"You are not sad. You are Angry." My second visit with Balinese Healer Tjokorda Gede Rai.


I just returned home from my 3rd trip to Ubud, Bali. It is the first city I've been to more than twice outside of the US, so it feels very familiar even though it's so far away. About a year ago, my friend Veronika suggested that we meet with a Balinese healer she read about online; Tjokorda Gede Rai. (Cokorda Rai.) The day following that first meeting with him, I no longer had the neck pain that I had been trying to figure out for months. I seriously couldn't believe it. I was sure that whatever he had done had healed me.

I wasn't dealing with any obvious physical ailments on the most recent trip, but something in my heart kept telling me that I should go back and see him again. It had been over a year.. and a lot had changed. I needed some emotional/spiritual healing this time.

The first time there had been only 2 people in front of us. This time there were many more waiting to speak to him. Even though everyone was crowded around him watching him working with others, I hung back a bit hoping people would get the hint and not sit too close while he was talking to me. I knew that I would be more honest with him if there weren't strangers staring at me. Luckily there were only a few people left when it was my turn to approach him.

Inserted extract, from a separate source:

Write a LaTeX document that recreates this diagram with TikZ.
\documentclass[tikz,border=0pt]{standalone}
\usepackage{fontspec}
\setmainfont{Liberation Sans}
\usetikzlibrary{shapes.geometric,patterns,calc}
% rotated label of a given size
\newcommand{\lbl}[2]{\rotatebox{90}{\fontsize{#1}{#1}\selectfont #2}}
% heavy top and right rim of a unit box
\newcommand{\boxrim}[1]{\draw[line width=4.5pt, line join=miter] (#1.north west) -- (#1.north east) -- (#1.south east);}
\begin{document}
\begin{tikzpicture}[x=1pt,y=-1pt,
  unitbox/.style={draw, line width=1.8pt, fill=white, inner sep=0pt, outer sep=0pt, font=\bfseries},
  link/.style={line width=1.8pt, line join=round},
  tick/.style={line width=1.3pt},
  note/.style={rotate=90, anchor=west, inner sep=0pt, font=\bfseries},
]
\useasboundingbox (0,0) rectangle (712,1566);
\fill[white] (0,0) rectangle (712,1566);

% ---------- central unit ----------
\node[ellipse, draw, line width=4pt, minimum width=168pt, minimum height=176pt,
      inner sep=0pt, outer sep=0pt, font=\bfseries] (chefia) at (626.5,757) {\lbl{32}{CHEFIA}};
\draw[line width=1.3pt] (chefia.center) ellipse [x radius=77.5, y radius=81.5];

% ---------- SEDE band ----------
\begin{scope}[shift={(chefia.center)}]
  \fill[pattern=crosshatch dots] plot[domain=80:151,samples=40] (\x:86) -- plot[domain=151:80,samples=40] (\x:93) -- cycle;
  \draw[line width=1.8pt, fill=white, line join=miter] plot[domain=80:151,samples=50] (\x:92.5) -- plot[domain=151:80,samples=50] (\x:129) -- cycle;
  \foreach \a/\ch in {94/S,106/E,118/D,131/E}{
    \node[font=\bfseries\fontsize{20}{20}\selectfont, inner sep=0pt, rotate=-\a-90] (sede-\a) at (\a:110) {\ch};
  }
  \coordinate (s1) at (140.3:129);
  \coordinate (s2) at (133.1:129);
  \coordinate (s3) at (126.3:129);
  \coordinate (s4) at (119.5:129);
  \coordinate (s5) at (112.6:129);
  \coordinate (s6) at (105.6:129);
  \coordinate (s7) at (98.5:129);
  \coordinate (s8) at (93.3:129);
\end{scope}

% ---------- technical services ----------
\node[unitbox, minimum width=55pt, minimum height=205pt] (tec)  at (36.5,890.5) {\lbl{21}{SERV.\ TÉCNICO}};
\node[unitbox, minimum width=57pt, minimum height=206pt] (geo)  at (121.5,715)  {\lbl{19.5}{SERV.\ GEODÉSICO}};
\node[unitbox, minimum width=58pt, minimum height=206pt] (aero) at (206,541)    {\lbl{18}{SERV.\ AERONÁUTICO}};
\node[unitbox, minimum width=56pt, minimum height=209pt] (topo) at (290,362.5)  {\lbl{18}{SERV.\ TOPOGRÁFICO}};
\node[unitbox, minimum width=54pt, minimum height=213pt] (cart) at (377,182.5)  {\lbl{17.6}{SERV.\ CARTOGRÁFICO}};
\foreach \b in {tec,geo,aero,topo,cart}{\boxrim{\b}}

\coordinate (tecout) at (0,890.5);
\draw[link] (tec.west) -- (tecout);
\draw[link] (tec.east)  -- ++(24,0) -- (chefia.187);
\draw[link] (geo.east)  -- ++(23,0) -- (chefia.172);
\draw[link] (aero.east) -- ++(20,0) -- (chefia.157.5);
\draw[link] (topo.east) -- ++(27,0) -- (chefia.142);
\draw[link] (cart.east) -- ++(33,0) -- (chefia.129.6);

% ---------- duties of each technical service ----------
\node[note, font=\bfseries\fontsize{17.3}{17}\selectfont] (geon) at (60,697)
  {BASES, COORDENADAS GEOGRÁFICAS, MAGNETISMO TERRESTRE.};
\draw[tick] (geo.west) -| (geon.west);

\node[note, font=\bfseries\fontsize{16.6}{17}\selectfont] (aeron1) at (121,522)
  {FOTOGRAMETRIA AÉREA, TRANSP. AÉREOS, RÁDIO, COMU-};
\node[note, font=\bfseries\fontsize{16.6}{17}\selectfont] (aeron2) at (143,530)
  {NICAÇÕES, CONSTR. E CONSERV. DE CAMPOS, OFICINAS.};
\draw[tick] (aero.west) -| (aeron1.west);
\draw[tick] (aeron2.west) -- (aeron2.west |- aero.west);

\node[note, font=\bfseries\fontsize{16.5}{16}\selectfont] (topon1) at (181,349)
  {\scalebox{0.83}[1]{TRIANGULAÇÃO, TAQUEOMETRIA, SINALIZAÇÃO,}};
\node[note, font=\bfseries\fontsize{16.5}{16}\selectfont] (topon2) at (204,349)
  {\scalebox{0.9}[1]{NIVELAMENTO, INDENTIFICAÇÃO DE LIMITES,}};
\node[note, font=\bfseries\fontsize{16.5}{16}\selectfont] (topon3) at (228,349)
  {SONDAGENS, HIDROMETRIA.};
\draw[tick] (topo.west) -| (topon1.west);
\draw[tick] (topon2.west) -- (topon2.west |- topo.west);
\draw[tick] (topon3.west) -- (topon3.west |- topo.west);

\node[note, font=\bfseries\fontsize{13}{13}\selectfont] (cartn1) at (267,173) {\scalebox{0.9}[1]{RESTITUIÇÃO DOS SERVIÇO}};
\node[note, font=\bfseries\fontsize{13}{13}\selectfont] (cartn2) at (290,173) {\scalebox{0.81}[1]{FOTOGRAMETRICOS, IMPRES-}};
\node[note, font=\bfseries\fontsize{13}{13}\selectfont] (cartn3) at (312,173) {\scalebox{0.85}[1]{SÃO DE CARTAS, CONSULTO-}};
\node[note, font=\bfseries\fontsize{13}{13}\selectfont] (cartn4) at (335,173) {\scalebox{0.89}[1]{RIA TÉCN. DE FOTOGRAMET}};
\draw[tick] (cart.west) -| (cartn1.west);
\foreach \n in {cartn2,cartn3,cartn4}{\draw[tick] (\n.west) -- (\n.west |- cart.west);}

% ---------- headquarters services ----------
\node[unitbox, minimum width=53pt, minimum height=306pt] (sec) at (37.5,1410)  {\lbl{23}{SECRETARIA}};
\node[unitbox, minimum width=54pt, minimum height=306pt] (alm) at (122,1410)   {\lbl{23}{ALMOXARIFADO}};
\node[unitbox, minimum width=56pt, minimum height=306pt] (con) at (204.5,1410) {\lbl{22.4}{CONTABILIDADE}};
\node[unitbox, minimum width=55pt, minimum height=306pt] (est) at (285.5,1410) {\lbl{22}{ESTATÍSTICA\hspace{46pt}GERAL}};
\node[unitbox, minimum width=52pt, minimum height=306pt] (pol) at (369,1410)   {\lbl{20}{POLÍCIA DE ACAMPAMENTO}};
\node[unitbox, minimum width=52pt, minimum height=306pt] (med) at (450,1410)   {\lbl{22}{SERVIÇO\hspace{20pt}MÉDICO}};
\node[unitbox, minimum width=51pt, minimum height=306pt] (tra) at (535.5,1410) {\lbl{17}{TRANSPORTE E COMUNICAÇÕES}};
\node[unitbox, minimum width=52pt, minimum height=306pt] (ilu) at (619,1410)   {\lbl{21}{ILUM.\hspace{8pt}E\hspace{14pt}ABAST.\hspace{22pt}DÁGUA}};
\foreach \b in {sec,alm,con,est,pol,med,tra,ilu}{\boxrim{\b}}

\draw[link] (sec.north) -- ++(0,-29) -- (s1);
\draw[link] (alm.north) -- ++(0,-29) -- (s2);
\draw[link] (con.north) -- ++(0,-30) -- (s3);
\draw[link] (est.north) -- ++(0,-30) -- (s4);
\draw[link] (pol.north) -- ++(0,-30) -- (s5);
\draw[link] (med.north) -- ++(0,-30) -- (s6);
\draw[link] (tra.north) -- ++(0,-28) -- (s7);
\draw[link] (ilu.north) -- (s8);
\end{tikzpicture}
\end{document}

I walked over and sat down where he was sitting. He asked: "What can I do for you?"  I said: "I'm not sure...I'm just really confused... and sad." He nodded and then did the same thing he had done before, poking at different spots on my head, my eyes and my neck.

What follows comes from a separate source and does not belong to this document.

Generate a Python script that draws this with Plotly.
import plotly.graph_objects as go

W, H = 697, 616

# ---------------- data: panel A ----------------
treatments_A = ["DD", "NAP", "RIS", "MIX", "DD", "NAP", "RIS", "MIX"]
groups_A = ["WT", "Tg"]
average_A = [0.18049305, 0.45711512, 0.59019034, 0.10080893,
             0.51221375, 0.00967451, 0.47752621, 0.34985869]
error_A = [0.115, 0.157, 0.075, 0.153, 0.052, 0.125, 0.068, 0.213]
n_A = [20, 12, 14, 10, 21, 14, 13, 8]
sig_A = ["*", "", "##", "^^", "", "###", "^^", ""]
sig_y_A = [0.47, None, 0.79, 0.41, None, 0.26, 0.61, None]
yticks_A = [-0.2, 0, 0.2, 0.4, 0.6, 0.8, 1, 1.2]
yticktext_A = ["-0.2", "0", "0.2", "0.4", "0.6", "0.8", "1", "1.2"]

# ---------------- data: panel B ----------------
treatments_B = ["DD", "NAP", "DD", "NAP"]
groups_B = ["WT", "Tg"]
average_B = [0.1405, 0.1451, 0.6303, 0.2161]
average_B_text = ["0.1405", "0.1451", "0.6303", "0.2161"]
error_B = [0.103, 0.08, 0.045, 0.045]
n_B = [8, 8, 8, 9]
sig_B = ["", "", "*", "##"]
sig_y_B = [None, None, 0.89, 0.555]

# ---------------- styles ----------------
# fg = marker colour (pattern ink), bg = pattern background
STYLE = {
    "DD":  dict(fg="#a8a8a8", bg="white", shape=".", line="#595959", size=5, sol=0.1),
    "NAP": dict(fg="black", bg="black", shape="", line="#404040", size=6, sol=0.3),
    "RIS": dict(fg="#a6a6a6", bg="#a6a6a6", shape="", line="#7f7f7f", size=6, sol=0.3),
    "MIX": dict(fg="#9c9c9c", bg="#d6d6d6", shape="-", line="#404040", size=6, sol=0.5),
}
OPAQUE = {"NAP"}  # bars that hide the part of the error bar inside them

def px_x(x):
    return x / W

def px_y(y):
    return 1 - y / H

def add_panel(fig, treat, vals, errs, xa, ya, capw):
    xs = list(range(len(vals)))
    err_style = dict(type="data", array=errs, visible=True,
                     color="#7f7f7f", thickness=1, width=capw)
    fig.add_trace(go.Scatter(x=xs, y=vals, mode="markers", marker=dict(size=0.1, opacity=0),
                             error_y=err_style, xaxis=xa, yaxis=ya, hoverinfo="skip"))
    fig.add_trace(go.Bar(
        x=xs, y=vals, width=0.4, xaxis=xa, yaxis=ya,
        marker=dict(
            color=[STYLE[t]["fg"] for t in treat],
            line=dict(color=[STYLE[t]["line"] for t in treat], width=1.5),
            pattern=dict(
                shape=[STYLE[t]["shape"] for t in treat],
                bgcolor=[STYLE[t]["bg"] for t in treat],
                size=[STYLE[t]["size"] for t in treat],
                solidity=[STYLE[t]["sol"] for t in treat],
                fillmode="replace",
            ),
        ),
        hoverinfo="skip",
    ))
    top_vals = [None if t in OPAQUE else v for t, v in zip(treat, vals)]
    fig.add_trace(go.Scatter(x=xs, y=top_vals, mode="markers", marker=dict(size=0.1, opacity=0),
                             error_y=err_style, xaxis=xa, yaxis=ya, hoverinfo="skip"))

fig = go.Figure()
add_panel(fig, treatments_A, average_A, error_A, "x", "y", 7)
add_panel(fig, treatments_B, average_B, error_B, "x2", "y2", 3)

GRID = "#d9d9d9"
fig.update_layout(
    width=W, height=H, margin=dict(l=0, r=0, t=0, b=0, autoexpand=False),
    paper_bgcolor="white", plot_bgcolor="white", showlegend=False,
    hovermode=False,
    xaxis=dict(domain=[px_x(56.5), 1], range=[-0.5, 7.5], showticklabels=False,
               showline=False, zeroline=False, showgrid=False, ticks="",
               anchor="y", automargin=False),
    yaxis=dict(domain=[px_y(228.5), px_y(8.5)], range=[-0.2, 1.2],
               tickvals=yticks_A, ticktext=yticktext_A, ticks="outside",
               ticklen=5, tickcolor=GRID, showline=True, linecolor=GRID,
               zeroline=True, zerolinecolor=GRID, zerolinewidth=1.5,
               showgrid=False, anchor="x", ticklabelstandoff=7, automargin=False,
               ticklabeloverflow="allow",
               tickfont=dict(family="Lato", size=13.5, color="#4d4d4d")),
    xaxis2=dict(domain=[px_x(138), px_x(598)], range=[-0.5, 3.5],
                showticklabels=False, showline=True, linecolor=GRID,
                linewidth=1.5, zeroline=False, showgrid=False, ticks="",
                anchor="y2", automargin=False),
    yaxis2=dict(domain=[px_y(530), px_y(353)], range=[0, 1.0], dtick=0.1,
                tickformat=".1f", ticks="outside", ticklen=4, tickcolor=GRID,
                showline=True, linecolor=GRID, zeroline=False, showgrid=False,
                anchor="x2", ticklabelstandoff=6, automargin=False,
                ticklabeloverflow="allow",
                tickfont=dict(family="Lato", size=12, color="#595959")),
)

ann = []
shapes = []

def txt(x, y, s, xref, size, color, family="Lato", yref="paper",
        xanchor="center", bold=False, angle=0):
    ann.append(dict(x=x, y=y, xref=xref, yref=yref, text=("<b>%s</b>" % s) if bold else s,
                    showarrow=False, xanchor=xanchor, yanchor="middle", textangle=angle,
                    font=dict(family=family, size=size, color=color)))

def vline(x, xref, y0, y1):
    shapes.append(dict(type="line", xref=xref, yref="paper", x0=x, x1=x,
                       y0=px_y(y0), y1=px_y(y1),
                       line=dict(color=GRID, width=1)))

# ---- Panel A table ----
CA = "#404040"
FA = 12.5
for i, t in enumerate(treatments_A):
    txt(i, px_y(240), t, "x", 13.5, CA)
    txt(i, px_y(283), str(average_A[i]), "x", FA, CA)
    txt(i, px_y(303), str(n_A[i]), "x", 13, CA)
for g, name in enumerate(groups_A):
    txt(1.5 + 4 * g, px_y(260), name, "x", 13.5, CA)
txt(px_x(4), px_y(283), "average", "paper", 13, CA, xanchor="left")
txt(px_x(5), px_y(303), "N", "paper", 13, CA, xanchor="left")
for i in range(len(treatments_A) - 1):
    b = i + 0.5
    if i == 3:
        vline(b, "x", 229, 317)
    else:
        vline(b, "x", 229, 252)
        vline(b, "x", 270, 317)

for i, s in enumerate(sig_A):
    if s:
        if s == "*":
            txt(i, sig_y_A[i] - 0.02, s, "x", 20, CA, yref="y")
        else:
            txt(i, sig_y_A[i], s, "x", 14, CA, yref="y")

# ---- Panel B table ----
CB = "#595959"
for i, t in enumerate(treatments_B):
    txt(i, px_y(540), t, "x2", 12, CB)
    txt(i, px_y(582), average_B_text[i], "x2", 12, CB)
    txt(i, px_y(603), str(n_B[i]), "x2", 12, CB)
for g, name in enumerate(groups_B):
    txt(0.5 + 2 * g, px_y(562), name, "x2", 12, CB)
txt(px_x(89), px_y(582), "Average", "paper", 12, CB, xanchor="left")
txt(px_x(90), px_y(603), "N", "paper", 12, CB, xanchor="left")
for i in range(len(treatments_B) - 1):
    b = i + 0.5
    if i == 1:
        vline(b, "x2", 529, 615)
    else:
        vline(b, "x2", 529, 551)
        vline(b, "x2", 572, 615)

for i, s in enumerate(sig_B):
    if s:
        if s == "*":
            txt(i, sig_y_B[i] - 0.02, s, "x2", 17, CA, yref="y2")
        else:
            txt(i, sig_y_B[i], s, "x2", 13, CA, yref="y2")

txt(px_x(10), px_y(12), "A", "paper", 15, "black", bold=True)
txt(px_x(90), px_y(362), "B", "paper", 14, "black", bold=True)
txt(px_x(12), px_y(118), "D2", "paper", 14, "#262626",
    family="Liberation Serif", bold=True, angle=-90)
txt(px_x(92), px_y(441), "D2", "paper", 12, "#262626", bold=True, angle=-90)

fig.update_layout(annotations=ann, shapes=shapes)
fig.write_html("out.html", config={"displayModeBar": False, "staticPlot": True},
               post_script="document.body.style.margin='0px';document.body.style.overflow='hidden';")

Then he started poking at my toes with a little wooden stick. Different places hurt more for different people depending on what you need help with. When he finds a spot on your foot that causes you a lot of pain, he will do whatever it is that he does to heal you, and then when he pokes that spot again, the pain is gone. It's bizarre.

After the initial analysis, he said a prayer over me.  He sat across from me and shook his head. "You think you are sad," he said.  I didn't know what he meant. "You are not sad. You are angry. You wake up every day angry. But don't worry. You are not angry anymore." I cried, obviously, because that's just what I do, but also because he was right... and I hadn't realized it until that moment.

For me, sadness has always been harder to climb out of than anger. I am generally not an angry person. I don't have a short temper and I really don't like to fight with people. The reason I hadn't realized that the pain I was feeling was anger and not sadness was that it wasn't anger directed at another person in a way that I recognized. I was just angry at situations. At a set of circumstances. I was frustrated. I hated that I felt powerless over certain things in my life. I was also angry at myself for not taking better care of myself, physically and emotionally.

Once I knew that I was angry, I saw that I had been doing all of the wrong things to try to feel better. It takes different things for me to turn off each emotion. Sadness feels heavy. There is no energy behind it. It's draining. When I'm sad I want to lay in bed and cry. Anger can actually be a really great motivating force for growth. When I'm angry, I can drive around belting out a P!nk song.. and just be like Whatever! F U! Just watch, I'm gonna do something AWESOME! Ha.. But I'm serious. I've done some of the best things in my life out of motivation that was ignited by anger. It's fun when the anger wears off and you've created something beautiful.